Aus dem Elendsviertel in die Leichenhalle

Kenias Oppositionshochburg Kisumu versinkt nach Wahl in Gewalt

  • Bernard Rwoti, Nairobi
  • Lesedauer: 3 Min.
Gespenstische Ruhe herrschte am Neujahrsmorgen in den Straßen von Kisumu. Nach den blutigen Kämpfen der Nacht patrouillierten in der drittgrößten Stadt Kenias die Sicherheitskräfte mit ihren roten Mützen. Die seit Tagen gegen den Ausgang der Präsidentenwahl demonstrierenden Oppositionsanhänger hielten sich während der tagsüber geltenden Ausgangssperre verborgen.
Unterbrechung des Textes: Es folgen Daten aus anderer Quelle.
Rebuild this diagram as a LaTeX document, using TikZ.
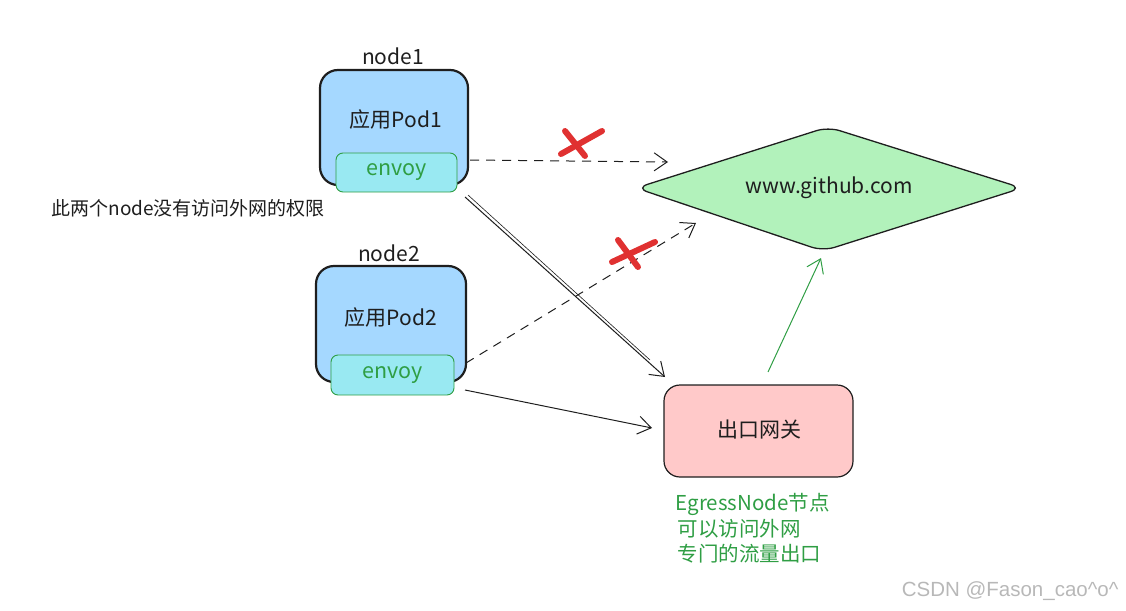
\documentclass[tikz,border=0pt]{standalone}
\usepackage{fontspec}
\setmainfont{Noto Sans CJK SC}
\newfontfamily\wmfont{Liberation Sans}
\usetikzlibrary{arrows.meta,shapes.geometric}
\definecolor{podblue}{HTML}{A5D8FF}
\definecolor{envoyfill}{HTML}{99E9F2}
\definecolor{envoygreen}{HTML}{2F9E44}
\definecolor{ghfill}{HTML}{B2F2BB}
\definecolor{gwfill}{HTML}{FFC9C9}
\definecolor{xred}{HTML}{E03131}
\definecolor{txt}{HTML}{1E1E1E}
\tikzset{
  podbox/.style={draw=txt, line width=2.2pt, fill=podblue, rounded corners=18pt},
  envoybox/.style={draw=envoygreen, line width=0.9pt, fill=envoyfill, rounded corners=7pt, text=envoygreen, font=\fontsize{21.5}{24}\selectfont},
  lbl/.style={text=txt, font=\fontsize{21}{24}\selectfont},
  conn/.style={draw=txt, line width=1pt, -{Straight Barb[length=13pt,width=18pt,line width=1pt]}},
  dconn/.style={conn, dash pattern=on 9pt off 7pt},
  xmark/.style={draw=xred, line width=6pt, line cap=round},
  gtext/.style={text=envoygreen, font=\fontsize{20.5}{24}\selectfont, anchor=west}
}
\begin{document}
\begin{tikzpicture}[x=1pt,y=-1pt]
\useasboundingbox (0,0) rectangle (1126,610);
% pods
\draw[podbox] (320,70) rectangle (468,185);
\node[lbl] (pod1) at (396,120) {应用Pod1};
\node[lbl] (n1) at (393,56) {node1};
\node[envoybox, minimum width=121pt, minimum height=39pt, inner sep=0pt] (env1) at (396.5,172.5) {envoy};

\draw[podbox] (316,266) rectangle (466,382);
\node[lbl] (pod2) at (391,318) {应用Pod2};
\node[lbl] (n2) at (389,253) {node2};
\node[envoybox, minimum width=123pt, minimum height=40pt, inner sep=0pt] (env2) at (392.5,375) {envoy};

% github diamond
\path[draw=txt, line width=1.3pt, fill=ghfill, rounded corners=12pt]
  (636,188) -- (828,127) -- (1022,188) -- (823,251) -- cycle;
\node[lbl] (gh) at (829,188) {www.github.com};

% gateway
\draw[draw=txt, line width=1.2pt, fill=gwfill, rounded corners=16pt] (664,385) rectangle (853,477);
\node[lbl] (gw) at (759,430) {出口网关};

% notes
\node[gtext] (g1) at (672,504) {EgressNode节点};
\node[gtext] (g2) at (674,529) {可以访问外网};
\node[gtext] (g3) at (674,554) {专门的流量出口};
\node[text=txt, font=\fontsize{19}{22}\selectfont, anchor=west] (note) at (48,208) {此两个node没有访问外网的权限};
\node[text=black!28, font=\wmfont\fontsize{20.5}{24}\selectfont, anchor=east] (wm) at (1122,591) {CSDN @Fason\_cao\^{}o\^{}};

% connectors
\coordinate (a1s) at (470,160);
\coordinate (a1e) at (668,162);
\draw[dconn] (a1s) -- (a1e);
\coordinate (a2s) at (466,363);
\coordinate (a2e) at (696,223);
\draw[dconn] (a2s) -- (a2e);
\coordinate (a3s) at (465,197);
\coordinate (a3e) at (665,377);
\draw[conn] (a3s) -- (a3e);
\draw[txt, line width=0.6pt] (468,195) -- (650,360);
\coordinate (a4s) at (465,390);
\coordinate (a4e) at (652,428);
\draw[conn] (a4s) -- (a4e);
\coordinate (a5s) at (768,372);
\coordinate (a5e) at (821,258);
\draw[conn, draw=envoygreen] (a5s) -- (a5e);

% red crosses
\draw[xmark] (565,131) -- (585,156);
\draw[xmark] (561,154) -- (602,131);
\draw[xmark] (618,240) -- (638,267);
\draw[xmark] (612,262) -- (655,242);
\end{tikzpicture}
\end{document}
Vor der städtischen Leichenhalle warten besorgt zwanzig Männer und Frauen. Aus den Elendsvierteln sind sie gekommen, um nach Angehörigen zu suchen. Und alle hoffen, dass ihre Verwandten nicht unter den mehr als hundert Toten sind, die im Innern auf dem Boden liegen.

Für Mary Otieno ist das letzte Fünkchen Hoffnung bereits erloschen: »Ich habe meinen Sohn wiedererkannt, er hatte eine Kugel im Bauch«, erzählt die Frau verzweifelt. Das letzte Mal gesehen hatte sie ihren Jungen, als nach Protesten gegen die Wiederwahl des Präsidenten Mwai Kibaki in ihrem Viertel plötzlich Schüsse fielen. »Wir haben uns in Sicherheit gebracht. Da habe ich ihn aus den Augen verloren.« Sie fand ihren Sohn schließlich in der Leichenhalle – inmitten anderer teils von Kugeln durchsiebter oder von Macheten verstümmelter Körper. Unter den Opfern sind auch Kinder.
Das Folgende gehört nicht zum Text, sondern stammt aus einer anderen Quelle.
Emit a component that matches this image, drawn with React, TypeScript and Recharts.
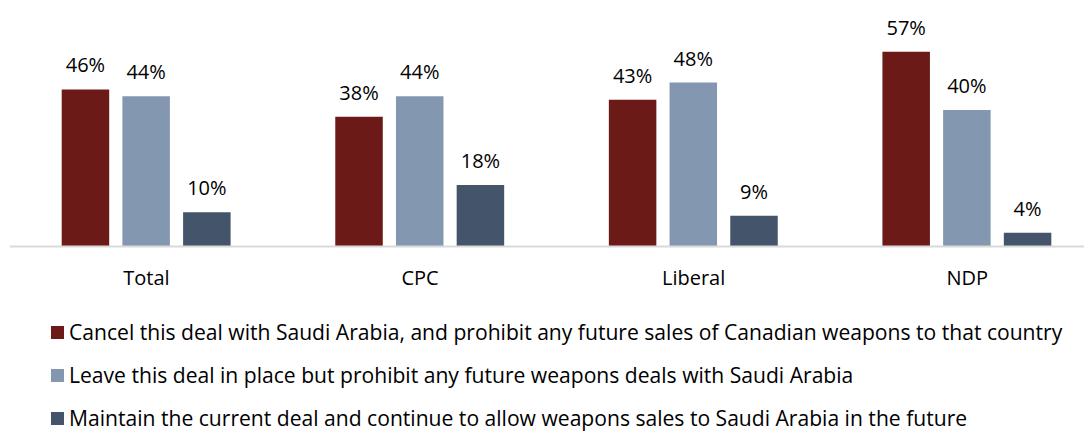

Fast 290 Menschen starben in den vergangenen Tagen in Kenia bei den Unruhen nach der Präsidentenwahl. Die meisten wurden in Kisumu getötet, 66 Leichen wurden allein in der Neujahrsnacht gefunden. In der Stadt leben besonders viele Anhänger der Partei Orange Democratic Movement (ODM) des Oppositionskandidaten Raila Odinga. Sie werfen Präsident Kibaki Betrug vor und reagierten auf seinen Wahlsieg und die hastige Vereidigung mit wütenden Ausschreitungen. Im ebenfalls westlichen Eldoret verbrannten am Dienstag mindestens 30 Menschen bei lebendigem Leib in einer Kirche, in der sie Schutz vor der Gewalt gesucht hatten.
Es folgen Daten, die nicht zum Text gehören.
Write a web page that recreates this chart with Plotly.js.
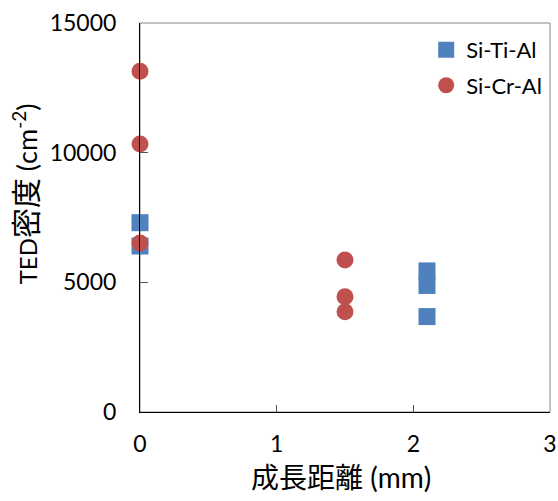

Die erbitterten Auseinandersetzungen werden zusätzlich angefacht durch Stammesrivalitäten. Präsident Kibaki gehört zur Gruppe der Kikuyu, die das politische und wirtschaftliche Leben des Landes dominiert. Odinga ist Angehöriger des Luo-Volkes, zu dem die meisten Oppositionsanhänger gehören. Die Feindseligkeiten zwischen beiden Volksgruppen drohen nun zu eskalieren: Im größten Slum Nairobis, Kibera, zündeten Luo-Angehörige die Häuser und Geschäfte von Kikuyus an. Im vornehmlich von Kikuyus bewohnten Viertel Mathare wiederum wurden Luo-Angehörige zu Opfern von Plünderungen und Gewalt.

Die Volkszugehörigkeit von Politikern ist in Kenia ein entscheidender Faktor, fast 40 Prozent der Bürger machen ihre Entscheidung für einen Kandidaten davon abhängig, welcher Volksgruppe er angehört. In der vornehmlich von Kikuyu bewohnten Zentralprovinz erhielt Kibaki mehr als 90 Prozent der Stimmen, in der Luo-Hochburg rund um den Victoria-See gelang dies dem Oppositionschef.

In Kisumu habe die Polizei Anweisung, alle zu erschießen, die gegen die Ausgangssperre verstießen und randalierten, sagt der Polizeikommandeur der Provinz Nyanza, Michael Baraza. »Wir werden niemanden schonen. In Kisumu soll wieder Frieden einkehren.« Ob letzteres gelingt, ist fraglich: Auch am Dienstag waren aus den Elendsvierteln am Stadtrand wieder Schüsse zu hören.